» **AIM**
Leave out every picture, then transcribe the rest of the listing exactly.

» **SUPPLIED MATERIAL**

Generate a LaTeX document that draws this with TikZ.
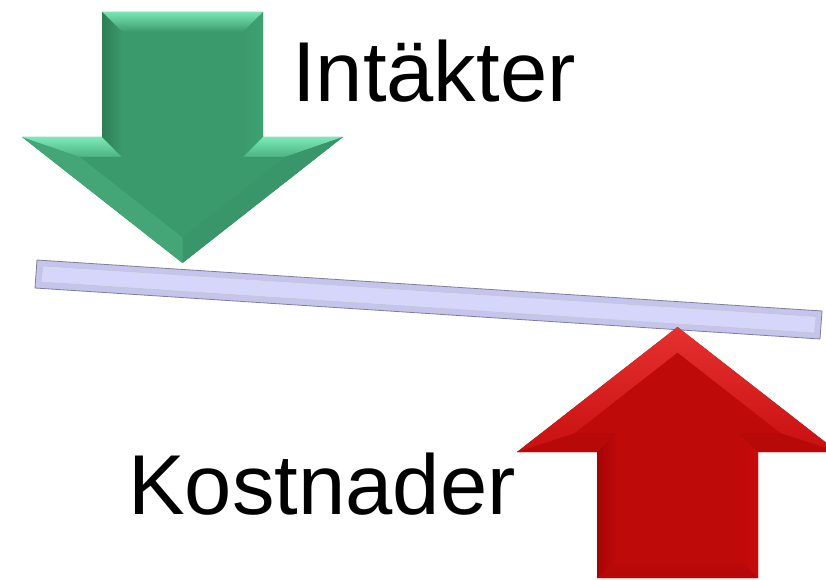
\documentclass[tikz,border=0pt]{standalone}
\usepackage{fontspec}
\setmainfont{Liberation Sans}
\definecolor{gmain}{HTML}{3A9A6C}
\definecolor{gtop}{HTML}{7AE6B2}
\definecolor{gright}{HTML}{3EA272}
\definecolor{gledge}{HTML}{7CEAB6}
\definecolor{gledgelow}{HTML}{4CB282}
\definecolor{gdark}{HTML}{38966A}
\definecolor{gslant}{HTML}{44A576}
\definecolor{gleft}{HTML}{2E7E56}
\definecolor{rmain}{HTML}{BF0A0A}
\definecolor{rbottom}{HTML}{B40808}
\definecolor{rleft}{HTML}{A60404}
\definecolor{runder}{HTML}{B80909}
\definecolor{rlight}{HTML}{E63030}
\definecolor{rlightlow}{HTML}{C81010}
\definecolor{rright}{HTML}{C60B0B}
\definecolor{barfill}{HTML}{D6D6FA}
\definecolor{baredge}{HTML}{C4C4EC}
\definecolor{barline}{HTML}{7E7E98}
\tikzset{
  label text/.style={inner sep=0pt, anchor=base west, font=\fontsize{85}{100}\selectfont}
}
\begin{document}
\begin{tikzpicture}[x=1pt,y=-1pt]
\useasboundingbox (0,0) rectangle (826,580);
\clip (0,0) rectangle (826,580);

% beam
\fill[baredge, draw=barline, line width=0.8pt] (37,260) -- (822,311) -- (820,339) -- (35,288) -- cycle;
\fill[barfill] (43,266) -- (816,316.5) -- (814.5,333) -- (41,282) -- cycle;
\draw[barline!45, line width=0.5pt] (43,266) -- (816,316.5) -- (814.5,333) -- (41,282) -- cycle;

% green arrow (down), bevelled
\fill[gmain] (102,12) -- (263,12) -- (263,137) -- (343,137) -- (182.5,263) -- (22,137) -- (102,137) -- cycle;
\shade[top color=gtop, bottom color=gmain] (102,12) -- (263,12) -- (243,32) -- (122,32) -- cycle;
\shade[left color=gmain, right color=gright] (263,12) -- (263,137) -- (243,157) -- (243,32) -- cycle;
\shade[top color=gledge, bottom color=gledgelow] (263,137) -- (343,137) -- (285,157) -- (243,157) -- cycle;
\fill[gdark]  (343,137) -- (182.5,263) -- (182.5,237.2) -- (285,157) -- cycle;
\fill[gslant] (182.5,263) -- (22,137) -- (80,157) -- (182.5,237.2) -- cycle;
\shade[top color=gledge, bottom color=gledgelow] (22,137) -- (102,137) -- (122,157) -- (80,157) -- cycle;
\shade[left color=gleft, right color=gmain] (102,137) -- (102,12) -- (122,32) -- (122,157) -- cycle;
\fill[gmain] (122,32) -- (243,32) -- (243,157) -- (285,157) -- (182.5,237.2) -- (80,157) -- (122,157) -- cycle;

% red arrow (up), bevelled
\fill[rmain] (758,578) -- (597,578) -- (597,452) -- (517,452) -- (677.5,327) -- (838,452) -- (758,452) -- cycle;
\shade[top color=rmain, bottom color=rbottom] (758,578) -- (597,578) -- (617,558) -- (738,558) -- cycle;
\shade[left color=rleft, right color=rmain] (597,578) -- (597,452) -- (617,433) -- (617,558) -- cycle;
\fill[runder] (597,452) -- (517,452) -- (575,433) -- (617,433) -- cycle;
\shade[top color=rlight, bottom color=rlightlow] (517,452) -- (677.5,327) -- (677.5,352.8) -- (575,433) -- cycle;
\shade[top color=rlight, bottom color=rlightlow] (677.5,327) -- (838,452) -- (780,433) -- (677.5,352.8) -- cycle;
\fill[runder] (838,452) -- (758,452) -- (738,433) -- (780,433) -- cycle;
\shade[left color=rmain, right color=rright] (758,452) -- (758,578) -- (738,558) -- (738,433) -- cycle;
\fill[rmain] (738,558) -- (617,558) -- (617,433) -- (575,433) -- (677.5,352.8) -- (780,433) -- (738,433) -- cycle;

% labels
\node[label text] (income) at (292,102) {Intäkter};
\node[label text] (costs) at (128,514) {Kostnader};
\end{tikzpicture}
\end{document}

» **FINISHED EXERCISE**
Generate a LaTeX document that draws this with TikZ.
\documentclass[tikz,border=0pt]{standalone}
\usepackage{fontspec}
\setmainfont{Liberation Sans}
\definecolor{gmain}{HTML}{3A9A6C}
\definecolor{gtop}{HTML}{7AE6B2}
\definecolor{gright}{HTML}{3EA272}
\definecolor{gledge}{HTML}{7CEAB6}
\definecolor{gledgelow}{HTML}{4CB282}
\definecolor{gdark}{HTML}{38966A}
\definecolor{gslant}{HTML}{44A576}
\definecolor{gleft}{HTML}{2E7E56}
\definecolor{rmain}{HTML}{BF0A0A}
\definecolor{rbottom}{HTML}{B40808}
\definecolor{rleft}{HTML}{A60404}
\definecolor{runder}{HTML}{B80909}
\definecolor{rlight}{HTML}{E63030}
\definecolor{rlightlow}{HTML}{C81010}
\definecolor{rright}{HTML}{C60B0B}
\definecolor{barfill}{HTML}{D6D6FA}
\definecolor{baredge}{HTML}{C4C4EC}
\definecolor{barline}{HTML}{7E7E98}
\tikzset{
  label text/.style={inner sep=0pt, anchor=base west, font=\fontsize{85}{100}\selectfont}
}
\begin{document}
\begin{tikzpicture}[x=1pt,y=-1pt]
\useasboundingbox (0,0) rectangle (826,580);
\clip (0,0) rectangle (826,580);

% beam
\fill[baredge, draw=barline, line width=0.8pt] (37,260) -- (822,311) -- (820,339) -- (35,288) -- cycle;
\fill[barfill] (43,266) -- (816,316.5) -- (814.5,333) -- (41,282) -- cycle;
\draw[barline!45, line width=0.5pt] (43,266) -- (816,316.5) -- (814.5,333) -- (41,282) -- cycle;

% green arrow (down), bevelled
\fill[gmain] (102,12) -- (263,12) -- (263,137) -- (343,137) -- (182.5,263) -- (22,137) -- (102,137) -- cycle;
\shade[top color=gtop, bottom color=gmain] (102,12) -- (263,12) -- (243,32) -- (122,32) -- cycle;
\shade[left color=gmain, right color=gright] (263,12) -- (263,137) -- (243,157) -- (243,32) -- cycle;
\shade[top color=gledge, bottom color=gledgelow] (263,137) -- (343,137) -- (285,157) -- (243,157) -- cycle;
\fill[gdark]  (343,137) -- (182.5,263) -- (182.5,237.2) -- (285,157) -- cycle;
\fill[gslant] (182.5,263) -- (22,137) -- (80,157) -- (182.5,237.2) -- cycle;
\shade[top color=gledge, bottom color=gledgelow] (22,137) -- (102,137) -- (122,157) -- (80,157) -- cycle;
\shade[left color=gleft, right color=gmain] (102,137) -- (102,12) -- (122,32) -- (122,157) -- cycle;
\fill[gmain] (122,32) -- (243,32) -- (243,157) -- (285,157) -- (182.5,237.2) -- (80,157) -- (122,157) -- cycle;

% red arrow (up), bevelled
\fill[rmain] (758,578) -- (597,578) -- (597,452) -- (517,452) -- (677.5,327) -- (838,452) -- (758,452) -- cycle;
\shade[top color=rmain, bottom color=rbottom] (758,578) -- (597,578) -- (617,558) -- (738,558) -- cycle;
\shade[left color=rleft, right color=rmain] (597,578) -- (597,452) -- (617,433) -- (617,558) -- cycle;
\fill[runder] (597,452) -- (517,452) -- (575,433) -- (617,433) -- cycle;
\shade[top color=rlight, bottom color=rlightlow] (517,452) -- (677.5,327) -- (677.5,352.8) -- (575,433) -- cycle;
\shade[top color=rlight, bottom color=rlightlow] (677.5,327) -- (838,452) -- (780,433) -- (677.5,352.8) -- cycle;
\fill[runder] (838,452) -- (758,452) -- (738,433) -- (780,433) -- cycle;
\shade[left color=rmain, right color=rright] (758,452) -- (758,578) -- (738,558) -- (738,433) -- cycle;
\fill[rmain] (738,558) -- (617,558) -- (617,433) -- (575,433) -- (677.5,352.8) -- (780,433) -- (738,433) -- cycle;

% labels
\node[label text] (income) at (292,102) {Intäkter};
\node[label text] (costs) at (128,514) {Kostnader};
\end{tikzpicture}
\end{document}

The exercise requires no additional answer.